For over 150 years, Camden served as a secondary economic and transportation hub for the Philadelphia area. Originally a suburban town with ferry service to 'the city,' Camden prospered during strong periods of manufacturing demand and faced distress during periods of economic dislocation. Currently, government, education, and healthcare are the three biggest employers in Camden; however, most employees commute to Camden and live in nearby suburbs such as Cherry Hill.

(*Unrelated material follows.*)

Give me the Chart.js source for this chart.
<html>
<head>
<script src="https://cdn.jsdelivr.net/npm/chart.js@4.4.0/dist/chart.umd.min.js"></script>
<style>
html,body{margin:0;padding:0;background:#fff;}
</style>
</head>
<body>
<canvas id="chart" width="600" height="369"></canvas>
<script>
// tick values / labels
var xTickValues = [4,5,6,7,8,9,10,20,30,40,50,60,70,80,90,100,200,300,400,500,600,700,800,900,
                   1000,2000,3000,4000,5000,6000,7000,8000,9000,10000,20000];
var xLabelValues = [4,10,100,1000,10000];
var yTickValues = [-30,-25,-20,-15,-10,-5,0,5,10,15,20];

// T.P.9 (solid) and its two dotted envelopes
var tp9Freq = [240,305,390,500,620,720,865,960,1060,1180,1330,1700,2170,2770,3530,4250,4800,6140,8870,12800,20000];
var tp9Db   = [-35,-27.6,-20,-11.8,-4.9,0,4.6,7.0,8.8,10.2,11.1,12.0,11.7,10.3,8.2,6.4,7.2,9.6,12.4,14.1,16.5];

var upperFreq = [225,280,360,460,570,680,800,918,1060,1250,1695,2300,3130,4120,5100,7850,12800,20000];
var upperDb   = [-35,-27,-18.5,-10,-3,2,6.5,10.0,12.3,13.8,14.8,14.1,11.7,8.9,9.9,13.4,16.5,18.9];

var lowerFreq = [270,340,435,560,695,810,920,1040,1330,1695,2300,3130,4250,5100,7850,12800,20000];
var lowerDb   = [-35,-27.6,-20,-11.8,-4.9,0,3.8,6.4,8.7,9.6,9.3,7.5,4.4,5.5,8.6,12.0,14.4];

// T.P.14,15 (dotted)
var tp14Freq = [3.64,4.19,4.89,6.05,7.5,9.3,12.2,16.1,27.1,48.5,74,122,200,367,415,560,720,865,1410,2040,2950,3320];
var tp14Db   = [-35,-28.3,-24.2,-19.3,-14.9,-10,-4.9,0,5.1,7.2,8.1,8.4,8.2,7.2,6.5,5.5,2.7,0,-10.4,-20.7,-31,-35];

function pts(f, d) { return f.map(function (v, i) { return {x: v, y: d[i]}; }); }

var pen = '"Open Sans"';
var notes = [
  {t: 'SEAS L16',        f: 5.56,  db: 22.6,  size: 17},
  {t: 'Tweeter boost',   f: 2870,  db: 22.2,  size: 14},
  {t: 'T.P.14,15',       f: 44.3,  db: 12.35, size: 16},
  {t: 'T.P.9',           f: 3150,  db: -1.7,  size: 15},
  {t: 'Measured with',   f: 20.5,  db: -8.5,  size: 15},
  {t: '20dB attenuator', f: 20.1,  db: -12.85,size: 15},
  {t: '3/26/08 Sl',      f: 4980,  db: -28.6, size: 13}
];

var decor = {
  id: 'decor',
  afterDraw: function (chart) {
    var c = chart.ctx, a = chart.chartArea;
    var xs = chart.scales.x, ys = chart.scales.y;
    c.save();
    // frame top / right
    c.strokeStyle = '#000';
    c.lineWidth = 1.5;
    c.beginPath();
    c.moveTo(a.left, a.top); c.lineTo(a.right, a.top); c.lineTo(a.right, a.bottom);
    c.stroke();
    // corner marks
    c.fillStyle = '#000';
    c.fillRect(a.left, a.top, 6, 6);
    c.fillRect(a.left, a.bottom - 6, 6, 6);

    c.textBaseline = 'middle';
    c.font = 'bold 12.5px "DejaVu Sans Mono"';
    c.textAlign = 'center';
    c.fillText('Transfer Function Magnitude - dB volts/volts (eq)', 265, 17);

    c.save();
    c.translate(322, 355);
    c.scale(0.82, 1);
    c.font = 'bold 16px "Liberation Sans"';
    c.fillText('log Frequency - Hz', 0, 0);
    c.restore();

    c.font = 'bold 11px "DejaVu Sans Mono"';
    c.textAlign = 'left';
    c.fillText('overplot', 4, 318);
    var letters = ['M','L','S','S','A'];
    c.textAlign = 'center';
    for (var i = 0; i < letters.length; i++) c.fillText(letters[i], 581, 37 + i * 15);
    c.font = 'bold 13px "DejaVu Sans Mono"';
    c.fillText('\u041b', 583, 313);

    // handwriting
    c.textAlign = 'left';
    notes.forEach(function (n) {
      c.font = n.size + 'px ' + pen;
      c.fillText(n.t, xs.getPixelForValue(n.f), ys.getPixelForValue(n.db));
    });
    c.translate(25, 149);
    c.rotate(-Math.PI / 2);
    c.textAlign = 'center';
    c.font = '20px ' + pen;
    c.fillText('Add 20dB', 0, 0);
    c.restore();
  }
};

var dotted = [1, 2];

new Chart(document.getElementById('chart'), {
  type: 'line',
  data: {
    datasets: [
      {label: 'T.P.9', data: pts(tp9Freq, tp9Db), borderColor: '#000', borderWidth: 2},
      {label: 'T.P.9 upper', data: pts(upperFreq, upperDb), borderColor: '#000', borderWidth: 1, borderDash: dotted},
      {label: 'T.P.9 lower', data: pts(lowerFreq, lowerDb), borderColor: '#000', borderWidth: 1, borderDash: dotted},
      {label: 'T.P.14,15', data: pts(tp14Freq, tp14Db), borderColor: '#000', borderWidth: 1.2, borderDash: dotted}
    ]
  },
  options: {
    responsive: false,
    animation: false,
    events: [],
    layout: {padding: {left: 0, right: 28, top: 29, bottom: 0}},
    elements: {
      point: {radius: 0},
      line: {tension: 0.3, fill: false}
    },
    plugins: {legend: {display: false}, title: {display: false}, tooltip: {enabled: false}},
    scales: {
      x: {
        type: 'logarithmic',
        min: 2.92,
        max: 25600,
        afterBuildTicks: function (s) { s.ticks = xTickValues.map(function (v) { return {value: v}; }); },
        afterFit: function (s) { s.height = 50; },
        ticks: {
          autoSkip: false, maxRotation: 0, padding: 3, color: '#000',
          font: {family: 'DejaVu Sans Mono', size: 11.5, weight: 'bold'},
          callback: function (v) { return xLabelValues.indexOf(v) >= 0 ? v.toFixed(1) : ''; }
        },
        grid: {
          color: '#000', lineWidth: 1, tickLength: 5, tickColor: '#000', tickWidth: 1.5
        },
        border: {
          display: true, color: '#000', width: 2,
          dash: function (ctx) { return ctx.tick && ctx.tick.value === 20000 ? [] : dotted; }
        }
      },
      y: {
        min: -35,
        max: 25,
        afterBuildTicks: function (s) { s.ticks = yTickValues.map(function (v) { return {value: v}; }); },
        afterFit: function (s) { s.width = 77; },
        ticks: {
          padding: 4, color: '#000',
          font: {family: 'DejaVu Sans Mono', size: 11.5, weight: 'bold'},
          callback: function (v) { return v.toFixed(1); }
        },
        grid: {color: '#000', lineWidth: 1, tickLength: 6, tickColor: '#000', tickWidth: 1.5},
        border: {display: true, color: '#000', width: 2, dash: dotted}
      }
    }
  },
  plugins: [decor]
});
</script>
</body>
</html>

From 1901 through 1929, Camden was headquarters of the Victor Talking Machine Company, and thereafter to its successor RCA Victor, the world's largest manufacturer of phonographs and phonograph records for the first two-thirds of the 20th century. RCA Victor contained one of the first commercial recording studios in the United States, where Enrico Caruso, among others, recorded. The RCA plant was also the site where the first color television was manufactured.

Walt Whitman lived his last years in Camden and is buried in Harleigh Cemetery on Haddon Avenue.

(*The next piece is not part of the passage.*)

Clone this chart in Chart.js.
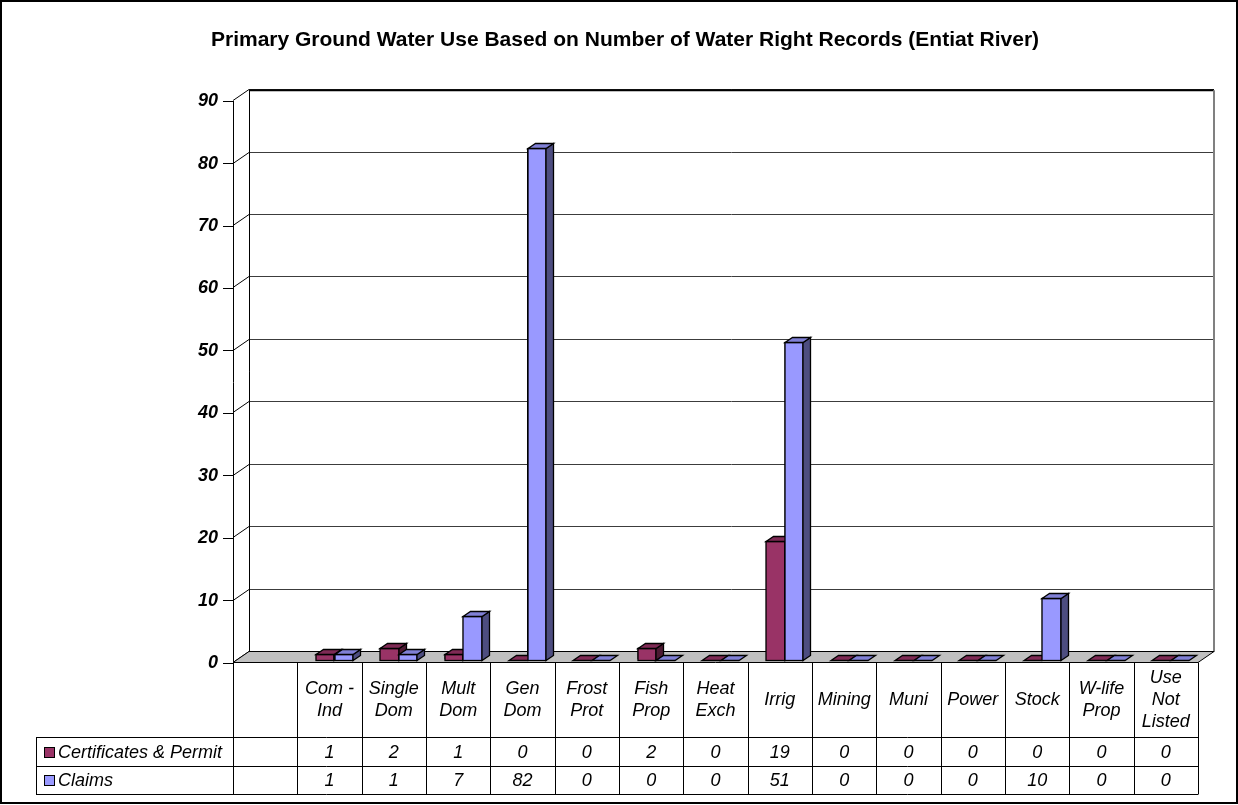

Camden is the place where the first drive-in theater opened, invented by Richard Hollingshead, on June 6, 1933.

From 1899 to 1967, Camden was the home of New York Shipbuilding Corporation, which at its World War II peak was the largest and most productive shipyard in the world. Notable naval vessels built at New York Ship include the ill-fated cruiser USS Indianapolis and the aircraft carrier USS Kitty Hawk. In 1962, the first commercial nuclear-powered ship, the NS Savannah, was launched in Camden, New Jersey. The Fairview section of Camden was a planned European-style garden village built by the Federal government during World War I to house New York Ship workers.

On September 6, 1949 mass murderer Howard Unruh went on a killing spree in his Camden neighborhood. Thirteen people died as a result. Unruh remains confined in a state psychiatric facility.

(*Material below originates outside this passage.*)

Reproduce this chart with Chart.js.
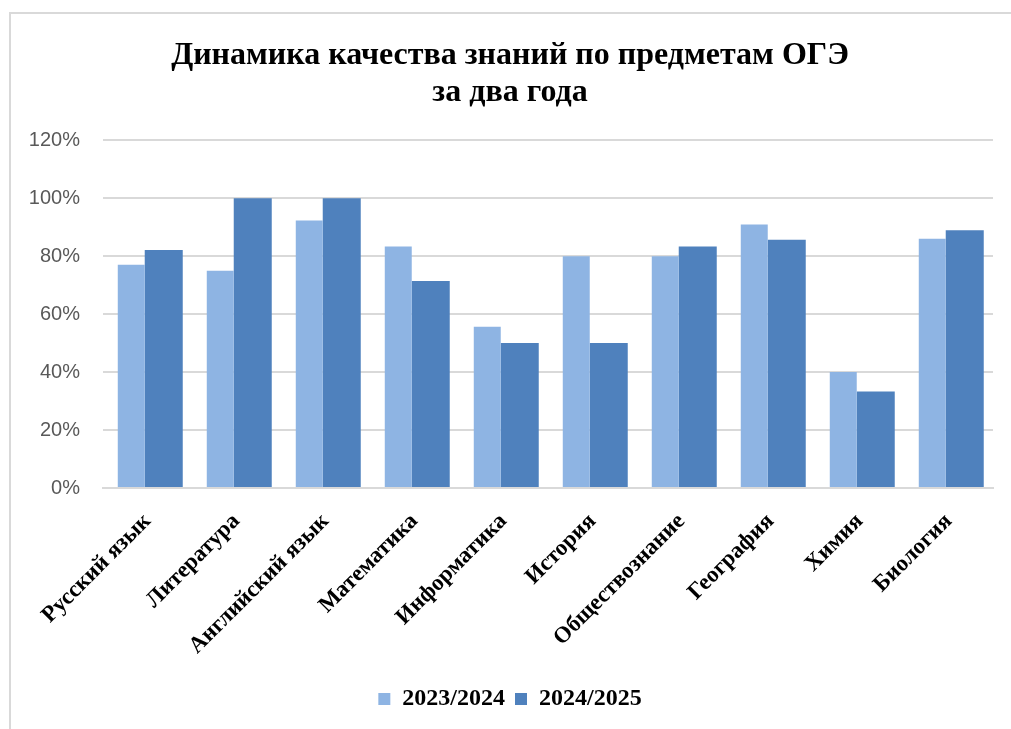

By 1969, Camden had been losing jobs and residents for a quarter century due in large part to urban decay, highway construction, and racial tensions. The worst racial riots occurred when a Puerto Rican motorist was beaten by city police and died in August 1971. Sections of downtown were looted and torched.

In 1996, Governor of New Jersey Christine Todd Whitman frisked Sherron Rolax in Camden, which many alleged violated Rolax's civil rights.

The town is mentioned by name in Fountains of Wayne's song, "Places".

Based on statistics reported to the Federal Bureau of Investigation, Camden was the third-most dangerous city in the U.S. during 2002, and has been ranked the nation's most dangerous city in 2004 and 2005. "Most dangerous city" is based on crime statistics in six categories: murder, rape, robbery, aggravated assault, burglary, and auto theft.

City Councilman Ali Sloan-El, responding to 2004 news about the 2003 statistics, cites Camden's poverty as an important contributing factor to its high crime rate. The demographic data from the Census indicates about a third of the city's residents live below the poverty line.

However, in 2005, homicides in Camden dropped sharply, to 34 — fifteen fewer murders than were reported in 2004. Though Camden's murder rate is still much higher than the national average, the reduction in 2005 was a drop of over thirty percent.

The former mayor, Milton Milan, was also infamous for his connections to organized crime and drug addiction.